Leap Day is an imaginary day. It is a day made up of leftovers and bits and pieces that didn't fit into other days. We have a spare day this year somehow. How will you spend your extra time? Can I save mine and use it in the summer when it's less muddy and the kids are out of school? Can I dole it out an hour at a time on those days that I'm running just a little late? Can I add those random spare moments to extend the ones that are so perfect and full of presence and life that I need them to be just a few seconds longer? Can I store up those extra hours in a jar on the shelf and redeem them at the end of a loved one's life for just a few more days with them? Can I give mine away to people who might need them more than I do? Apparently it's OK to save up the extra time and stick a random day in February by some sort of international consensus, but not for individuals to save them up and use as they see fit. Communist jerks.
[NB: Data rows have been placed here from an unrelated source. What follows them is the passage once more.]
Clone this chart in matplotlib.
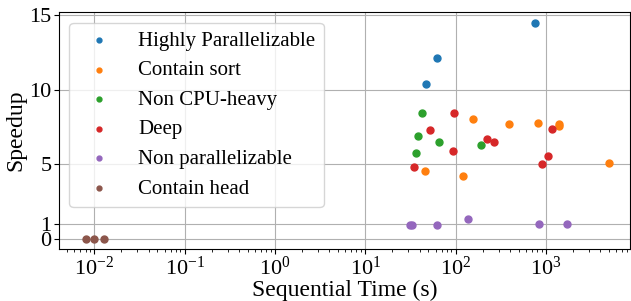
import matplotlib
matplotlib.use("Agg")
import matplotlib.pyplot as plt

plt.rcParams['font.family'] = ['Liberation Serif', 'DejaVu Serif']
plt.rcParams['mathtext.fontset'] = 'stix'

labels = ["Highly Parallelizable", "Contain sort", "Non CPU-heavy", "Deep",
          "Non parallelizable", "Contain head"]

hp_x = [767, 63, 47.5]
hp_y = [14.46, 12.13, 10.39]

sort_x = [157, 386, 822, 1387, 1396, 5012, 45.8, 120]
sort_y = [8.04, 7.66, 7.75, 7.66, 7.53, 5.05, 4.55, 4.19]

noncpu_x = [42.4, 38, 66.3, 36.1, 190]
noncpu_y = [8.42, 6.86, 6.48, 5.76, 6.25]

deep_x = [96, 52, 222, 265, 94, 34.5, 1045, 918, 1158]
deep_y = [8.40, 7.28, 6.70, 6.48, 5.89, 4.82, 5.52, 5.0, 7.33]

nonpar_x = [31, 33, 61.8, 137, 843, 1734]
nonpar_y = [0.89, 0.92, 0.93, 1.33, 0.99, 0.99]

head_x = [0.008, 0.0100, 0.0129]
head_y = [0, 0, 0]

series = [(hp_x, hp_y), (sort_x, sort_y), (noncpu_x, noncpu_y), (deep_x, deep_y),
          (nonpar_x, nonpar_y), (head_x, head_y)]

fig = plt.figure(figsize=(6.31, 3.01), dpi=100)
ax = fig.add_axes([0.0935, 0.1728, 0.9045, 0.7872])
for (xs, ys), lab in zip(series, labels):
    ax.scatter(xs, ys, s=25, label=lab, zorder=3)

ax.set_xscale('log')
ax.set_xlim(10**-2.391, 10**3.929)
ax.set_ylim(-0.7, 15.2)
ax.set_yticks([0, 1, 5, 10, 15])
ax.grid(True, color='#b0b0b0', linewidth=0.8)
ax.set_axisbelow(True)
ax.tick_params(labelsize=16, pad=2)
ax.set_xlabel("Sequential Time (s)", fontsize=17, labelpad=0)
ax.set_ylabel("Speedup", fontsize=17, labelpad=2)
ax.legend(loc='upper left', fontsize=15, markerscale=0.7, handletextpad=0.9,
          labelspacing=0.48, borderpad=0.4, bbox_to_anchor=(0.0, 0.999))
fig.savefig("out.png", dpi=100)
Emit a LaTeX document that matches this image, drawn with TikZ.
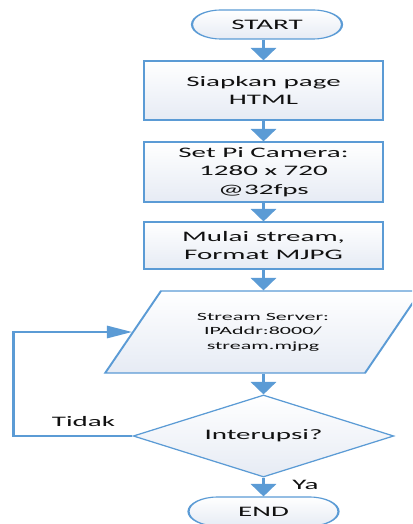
\documentclass[tikz,border=0pt]{standalone}
\usepackage{fontspec}
\setmainfont{Carlito}
\usetikzlibrary{shapes.geometric,shapes.misc,arrows.meta}
\definecolor{flowblue}{HTML}{5B9BD5}
\definecolor{fillbot}{HTML}{E6EBF4}
\definecolor{txt}{HTML}{111111}
\tikzset{
  base/.style={draw=flowblue, line width=1.1pt, top color=white, bottom color=fillbot,
    text=txt, inner sep=0pt, align=center, font=\fontsize{14.5}{18.5}\selectfont},
  term/.style={base, rounded rectangle, minimum width=75pt, minimum height=29pt},
  proc/.style={base, rectangle, minimum width=119.5pt},
  io/.style={base, trapezium, trapezium left angle=64.6, trapezium right angle=115.4,
    trapezium stretches=true, minimum width=158pt, minimum height=82pt,
    font=\fontsize{11}{14.5}\selectfont},
  decision/.style={base, diamond, minimum width=130.5pt, minimum height=82pt},
  arr/.style={draw=flowblue, line width=1.5pt, -{Triangle[width=12.5pt,length=12.5pt]}},
  lbl/.style={text=txt, font=\fontsize{14.5}{18.5}\selectfont, inner sep=0pt}
}
\begin{document}
\begin{tikzpicture}[x=1pt, y=-1pt]
\useasboundingbox (0,0) rectangle (412,524);
\clip (0,0) rectangle (412,524);
\begin{scope}[transform canvas={xscale=2}]
  \node[term] (start) at (133.5,24.5) {START};
  \node[proc, minimum height=59pt] (p1) at (131.75,90.5) {Siapkan page\\HTML};
  \node[proc, minimum height=60pt] (p2) at (131.75,172) {Set Pi Camera:\\1280 x 720\\@32fps};
  \node[proc, minimum height=47pt] (p3) at (131.75,245.5) {Mulai stream,\\Format MJPG};
  \node[io] (io) at (131.5,332) {Stream Server:\\IPAddr:8000/\\stream.mjpg};
  \node[decision] (dec) at (131.75,436) {Interupsi?};
  \node[term] (end) at (131.75,511.5) {END};
  \coordinate (loopx) at (6.5,0);
  \draw[arr] (start.south -| p1.north) -- (p1.north);
  \draw[arr] (p1.south) -- (p2.north);
  \draw[arr] (p2.south) -- (p3.north);
  \draw[arr] (p3.south) -- (p3.south |- io.north);
  \draw[arr] (p3.south |- io.south) -- (dec.north);
  \draw[arr] (dec.south) -- (end.north);
  \draw[arr] (dec.west) -- (dec.west -| loopx) |- (io.west);
  \node[lbl] (tidak) at (41.75,422) {Tidak};
  \node[lbl] (ya) at (152.75,485) {Ya};
\end{scope}
\end{tikzpicture}
\end{document}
I guess that means I'll just have to pay attention to all of my moments and use them as well as I can. Here's what I think, though. Those little dangly bits at the end of each day? Mere seconds a day that are "off the clock". You can catch them when they happen. They happen in those few moments between sleep and waking from a delicious dream. They happen in the tiniest catch in your breath when you see your love's face. They happen in those rare seconds when everything slows down and you just are. They come like little tinkling bells in the wee hours of the morning. They come as a stroke of inspiration in the middle of something mundane. They come as a laugh to yourself, the brush of a hand, a bit of eye contact, the moment a project is finished, a secret smile. They slip into every day in such varied and personal and magical ways, if only you watch for them. You can collect them like fireflies and you don't even have to wait for once every four years in February to use them.
I think these are the cataclysmic things that my 4th grade teacher refused to tell me. It would alter the course of the universe if we all taught children how to live with contentment, grasping what is beautiful out of each day. Best to go out for a smoke, instead. It's not on the ditto sheets.